Tim remarqua seulement à cet instant que Flora avait cessé de pianoter depuis quelques secondes. Elle venait de tourner son écran vers eux pour qu’ils le voient : il affichait un site Internet commercial, pour un palace au bord du lac Léman.
– Tu nous offres un week-end de charme, darling ? lança Shariff. Je suis invité ?
– Dans tes rêves, gamin. Bon, c’est juste un début de piste… Je viens de forcer le serveur de la messagerie de Matthew et il a réservé trois chambres… selon un mail de confirmation reçu le 20 avril. Hôtel du Lac, Lausanne, Suisse.

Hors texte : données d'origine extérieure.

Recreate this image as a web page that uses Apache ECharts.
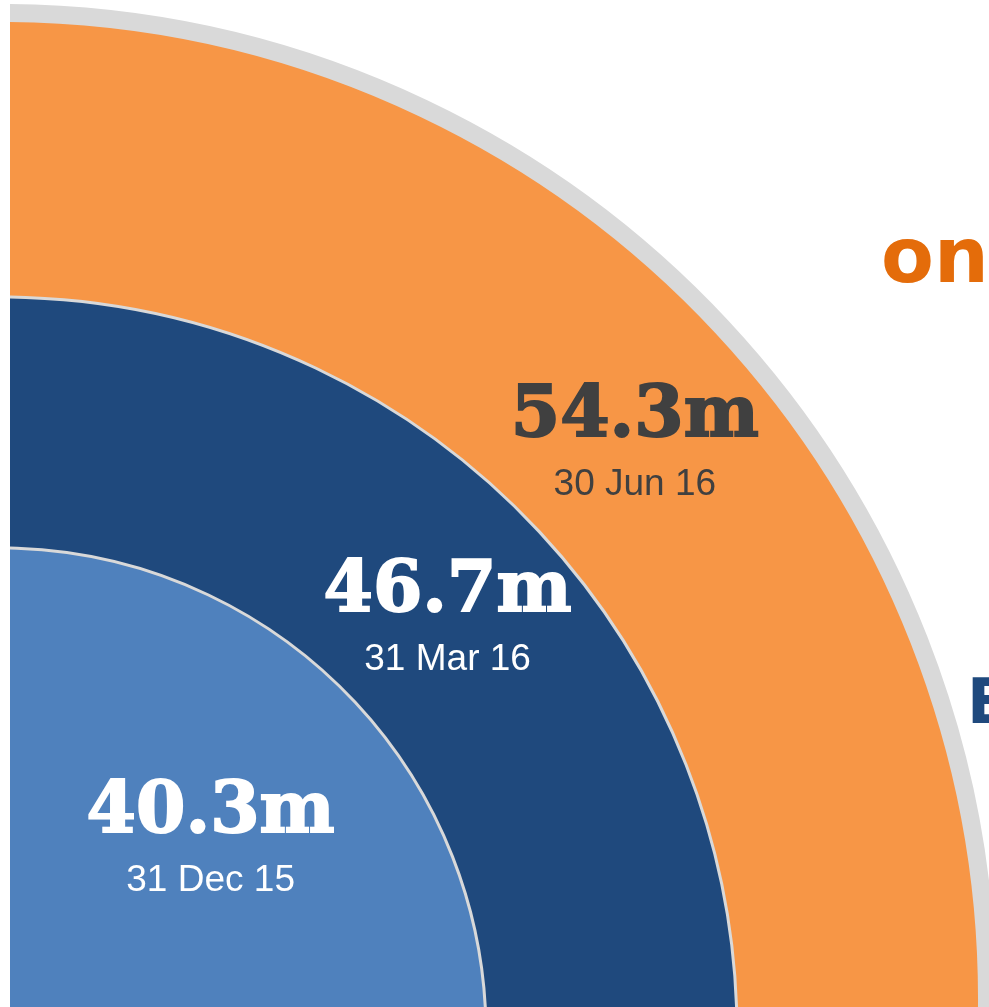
<!DOCTYPE html>
<html>
<head>
<meta charset="utf-8">
<script src="https://cdn.jsdelivr.net/npm/echarts@6/dist/echarts.min.js"></script>
<style>
  html, body { margin: 0; padding: 0; background: #ffffff; }
  #chart { position: absolute; left: 10px; top: 0; width: 979px; height: 1007px; }
</style>
</head>
<body>
<div id="chart"></div>
<script>
// ---- data ----
const dates  = ['31 Dec 15', '31 Mar 16', '30 Jun 16'];
const values = [40.3, 46.7, 54.3];
const sideTexts = ['on', 'E'];

// ---- styling / layout ----
const innerCenter = [-10, 1034];
const outerCenter = [-10, 1000];
const fillColors = ['#4F81BD', '#1F497D', '#F79646'];
const labelColors = ['#ffffff', '#ffffff', '#404040'];
const discRadius = [486, 737, 987];
const labelRadius = [285, 609, 865];
const labelStart = 223;

function discSeries(i, center, border) {
  return {
    type: 'pie', silent: true, animation: false,
    center: center, radius: [0, discRadius[i]],
    startAngle: labelStart, clockwise: true,
    label: { show: false }, labelLine: { show: false },
    emphasis: { disabled: true },
    itemStyle: { color: fillColors[i], borderColor: '#D9D9D9', borderWidth: border },
    data: [{ name: dates[i], value: values[i] }],
    z: 1 + (2 - i)
  };
}

function labelSeries(i) {
  return {
    type: 'pie', silent: true, animation: false,
    center: innerCenter, radius: [labelRadius[i] - 10, labelRadius[i] + 10],
    startAngle: labelStart, clockwise: true, avoidLabelOverlap: false,
    itemStyle: { color: 'rgba(0,0,0,0)', borderWidth: 0 },
    emphasis: { disabled: true },
    labelLine: { show: false },
    label: {
      show: true, position: 'inside', rotate: 0,
      formatter: p => '{val|' + p.value + 'm}\n{dt|' + p.name + '}',
      rich: {
        val: { fontFamily: 'DejaVu Serif', fontWeight: 'bold', fontSize: 71, lineHeight: 86,
               color: labelColors[i], textBorderColor: labelColors[i], textBorderWidth: 2,
               align: 'center' },
        dt:  { fontFamily: 'Liberation Sans, Arial, sans-serif', fontSize: 37, lineHeight: 48,
               color: labelColors[i], align: 'center' }
      }
    },
    data: [{ name: dates[i], value: values[i] }],
    z: 10
  };
}

const chart = echarts.init(document.getElementById('chart'), null, { renderer: 'canvas' });
chart.setOption({
  animation: false,
  backgroundColor: 'transparent',
  tooltip: { show: false },
  series: [
    discSeries(2, outerCenter, 18),
    discSeries(1, innerCenter, 3),
    discSeries(0, innerCenter, 3),
    labelSeries(2),
    labelSeries(1),
    labelSeries(0)
  ],
  graphic: [
    { type: 'text', x: 871, y: 223, z: 20, silent: true,
      style: { text: sideTexts[0], fontFamily: 'DejaVu Sans', fontWeight: 'bold', fontSize: 77, fill: '#E46C0A' } },
    { type: 'text', x: 957, y: 676, z: 20, silent: true,
      style: { text: sideTexts[1], fontFamily: 'DejaVu Sans', fontWeight: 'bold', fontSize: 62, fill: '#1F497D' } }
  ]
});
</script>
</body>
</html>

– Reste à savoir s’ils y sont toujours.
– Je viens de me promener dans le serveur intranet de l’hôtel. Ronald McIntyre, Julien Charcot et Matthew Finnegan avaient des réservations à leurs noms, cette semaine, du samedi 21 au mercredi 25. Mais apparemment, ils ont disparu dès la première nuit, sans régler leur note, et leurs affaires sont toujours dans leurs chambres. La direction a décidé de débiter leur compte de la caution, correspondant à deux semaines de séjour, et elle renverra leurs bagages à l’adresse de leur passeport en fin de semaine, selon l’usage maison.
– Disparus, corps et biens, déclara Shariff.
– Oui. On commence par là, répliqua Flora. On y va ?
———
– Bon, tu te sens de nous conduire jusque-là ? Tu seras moins empoté qu’au conseil ?
Shariff avait carrément mis les pieds dans le plat. Flora regarda Tim, intensément.
« Alors, tu vas te débiner, cette fois encore ? » songea-t-elle.
Après une seconde d’hésitation, il endossa le nouveau rôle qu’on lui confiait :
– Il va bien falloir. On doit être là-bas le plus vite possible, si on veut trouver un indice… Avant que l’hôtel ne réexpédie leurs affaires. Flora cherchera d’éventuelles traces électroniques, dans les archives de WarDogs, ShylocK et AC Hemato… Nous, on fouillera les valises pendant ce temps-là.
– Il y a juste un problème, les garçons. Le plus vite possible, ce ne sera pas avant trois jours. Je deviens Catwoman cette nuit.
– Eh bien on n’a plus qu’à espérer que l’Hôtel du Lac accepte les animaux, parce qu’on n’a pas exactement trois jours devant nous.
C’était au tour de Tim de la fixer, avec une douce fermeté.
Quand Shariff eut quitté la chambre pour « préparer ses armes », elle attaqua :
– Comme tu l’as vu avec celui de Matthew, je peux forcer n’importe quel serveur en quelques minutes, Tim. Quand nous aurons retrouvé McIntyre, il faudra que tu m’expliques ce que tu avais l’intention de faire en réservant un billet d’avion pour Missoula départ demain. Un seul billet…
Elle montra sa main, où brillait un petit diamant de peu de valeur, à l’éclat blanc :
– On est mariés, Tim. Toi et moi. Si c’est au-dessus de tes forces d’y croire, tu n’as qu’à faire semblant.